By way of comparison, Vanguard's Windsor fund saw a short-term gain distribution of 86 cents and a long-term distribution of $2.02. With a net asset value of $16.98 at the end of 1997, Windsor generated 6.4 times the tax burden per share but had a net asset value that was 81% lower. Not only did Windsor only return 21.98% in 1997 versus 33.35% for the S&P 500, but much of what it did return was automatically taxed through capital gains distributions, shaving 15% to 36% of those returns off the top depending on the investor's tax bracket. Although most mutual fund companies say that they do not stress after-tax returns because each individual tax situation is different, if after-tax returns were reported the performance gap between the average mutual fund and the S&P 500 would increase substantially.
An ancillary benefit of not selling very often and having a preset investment plan is that you can keep the amount of money you have in low-yielding cash to a minimum. An index fund can keep 98% to 99% of its money invested, whereas the cash position of the average mutual fund is much higher. With only 90% to 95% of your money invested, you actually need to beat the index return with the money that has been invested to match the return of the index in your fund. So to match the return of the index, money managers not only need to outperform in order to make up for higher expenses, but they also have to outperform because they cannot be 100% invested. On top of that, even if they do breakeven or beat the market on a pre-tax basis, they can destroy this value for individual investors through capital gains distributions that make most of the gains taxable.
The lesson here for individual investors who want to go it on their own is pretty simple, but pretty powerful. Tax efficiency and maximizing money in the market that is compounding value is a key part of generating long-term, excess returns. In fact, when you calculate the effect of taxes, the margin of outperformance that many short-term oriented investors say they enjoy is whittled down. Although the standard defense is that you have to sell sometime, the reality is that if the money compounds over long periods of time and you capture lower tax rates for being a longer-term holder, on an after-tax basis the difference can be quite profound. That does not even include the possibility if you own a dividend yielding stock that you could just capture the rising income generated by the stock to live on and leave the equity untouched -- and untaxed -- to pass on the higher cost basis to your heirs. This is what the S&P 500 Index is essentially doing, and why it is such tough competition for professionally managed money.

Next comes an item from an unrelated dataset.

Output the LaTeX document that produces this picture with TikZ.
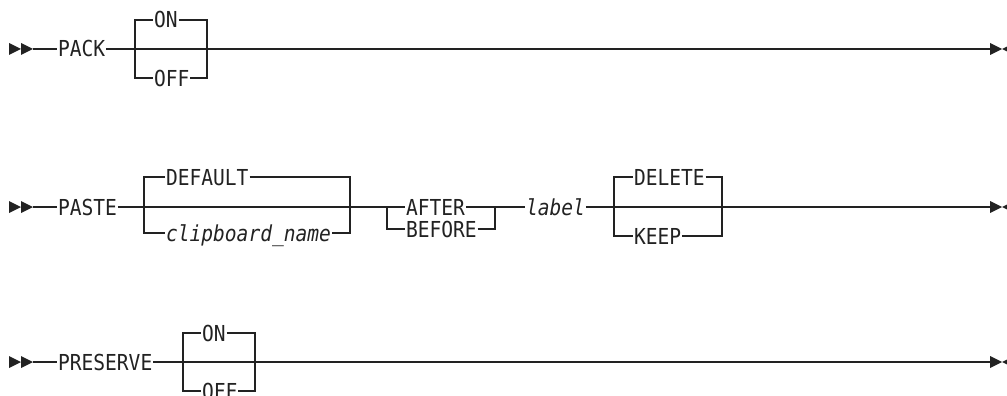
\documentclass[tikz,border=0pt]{standalone}
\usepackage{fontspec}
\setmainfont{DejaVu Sans Mono}[FakeStretch=0.89]
\definecolor{ink}{HTML}{222222}
\begin{document}
\begin{tikzpicture}[x=1pt,y=-1pt,line width=1.3pt,draw=ink,
  txt/.style={inner xsep=1pt,inner ysep=0pt,outer sep=0pt,text height=16pt,text depth=0pt,anchor=west,text=ink,font=\fontsize{22}{24}\selectfont},
  itx/.style={txt,font=\fontsize{22}{24}\selectfont\itshape},
  tip/.style={fill=ink,draw=none}]
\useasboundingbox (0,0) rectangle (1007,396);
\clip (0,0) rectangle (1007,396);
% ---------- row 1 ----------
\fill[tip] (9,43) -- (21,49) -- (9,55) -- cycle;
\fill[tip] (21,43) -- (33,49) -- (21,55) -- cycle;
\coordinate (a1) at (33,49);
\node[txt] (pack) at (57,49) {PACK};
\node[txt] (on1) at (153,20) {ON};
\node[txt] (off1) at (153,78) {OFF};
\coordinate (l1) at (135,49);
\coordinate (r1) at (207,49);
\coordinate (e1) at (990,49);
\draw (a1) -- (pack);
\draw (pack) -- (e1);
\draw (on1.west) -- (l1 |- on1.west) -- (l1 |- off1.west) -- (off1.west);
\draw (on1.east) -- (r1 |- on1.east) -- (r1 |- off1.east) -- (off1.east);
\fill[tip] (990,43) -- (1002,49) -- (990,55) -- cycle;
\fill[tip] (1014,43) -- (1002,49) -- (1014,55) -- cycle;
% ---------- row 2 ----------
\fill[tip] (9,201) -- (21,207) -- (9,213) -- cycle;
\fill[tip] (21,201) -- (33,207) -- (21,213) -- cycle;
\coordinate (a2) at (33,207);
\node[txt] (paste) at (57,207) {PASTE};
\node[txt] (default) at (165,177) {DEFAULT};
\node[itx] (clip) at (165,233) {clipboard\_name};
\coordinate (l2) at (144,207);
\coordinate (r2) at (350,207);
\draw (a2) -- (paste);
\draw (default.west) -- (l2 |- default.west) -- (l2 |- clip.west) -- (clip.west);
\draw (default.east) -- (r2 |- default.east) -- (r2 |- clip.east) -- (clip.east);
\node[txt] (after) at (405,207) {AFTER};
\node[txt] (before) at (405,229) {BEFORE};
\coordinate (l3) at (387,207);
\coordinate (r3) at (495,207);
\draw (paste) -- (after);
\draw (l3) -- (l3 |- before.west) -- (before.west);
\draw (before.east) -- (r3 |- before.east) -- (r3);
\node[itx] (label) at (525,207) {label};
\draw (after) -- (label);
\node[txt] (delete) at (633,177) {DELETE};
\node[txt] (keep) at (633,236) {KEEP};
\coordinate (l4) at (614,207);
\coordinate (r4) at (722,207);
\coordinate (e2) at (990,207);
\draw (label) -- (e2);
\draw (delete.west) -- (l4 |- delete.west) -- (l4 |- keep.west) -- (keep.west);
\draw (delete.east) -- (r4 |- delete.east) -- (r4 |- keep.east) -- (keep.east);
\fill[tip] (990,201) -- (1002,207) -- (990,213) -- cycle;
\fill[tip] (1014,201) -- (1002,207) -- (1014,213) -- cycle;
% ---------- row 3 ----------
\fill[tip] (9,356) -- (21,362) -- (9,368) -- cycle;
\fill[tip] (21,356) -- (33,362) -- (21,368) -- cycle;
\coordinate (a3) at (33,362);
\node[txt] (preserve) at (57,362) {PRESERVE};
\node[txt] (on3) at (201,333) {ON};
\node[txt] (off3) at (201,391) {OFF};
\coordinate (l5) at (183,362);
\coordinate (r5) at (255,362);
\coordinate (e3) at (990,362);
\draw (a3) -- (preserve);
\draw (preserve) -- (e3);
\draw (on3.west) -- (l5 |- on3.west) -- (l5 |- off3.west) -- (off3.west);
\draw (on3.east) -- (r5 |- on3.east) -- (r5 |- off3.east) -- (off3.east);
\fill[tip] (990,356) -- (1002,362) -- (990,368) -- cycle;
\fill[tip] (1014,356) -- (1002,362) -- (1014,368) -- cycle;
\end{tikzpicture}
\end{document}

By understanding why the S&P 500 index fund can be a superior investment vehicle, you can gain insight on how to invest in order to be a superior investor. By keeping expenses low, minimizing your tax burden, and maximizing the amount of money in the market, the average S&P 500 index fund kicks the pants off professionally managed money. Everything you can do as an investor to replicate this and create powerful returns on an after-tax basis is something that will create excess returns for you -- returns above and beyond what the market average. In the end, it is these after-tax, excess returns that are the object of the investing. Anything that does not produce similar results has to be questioned.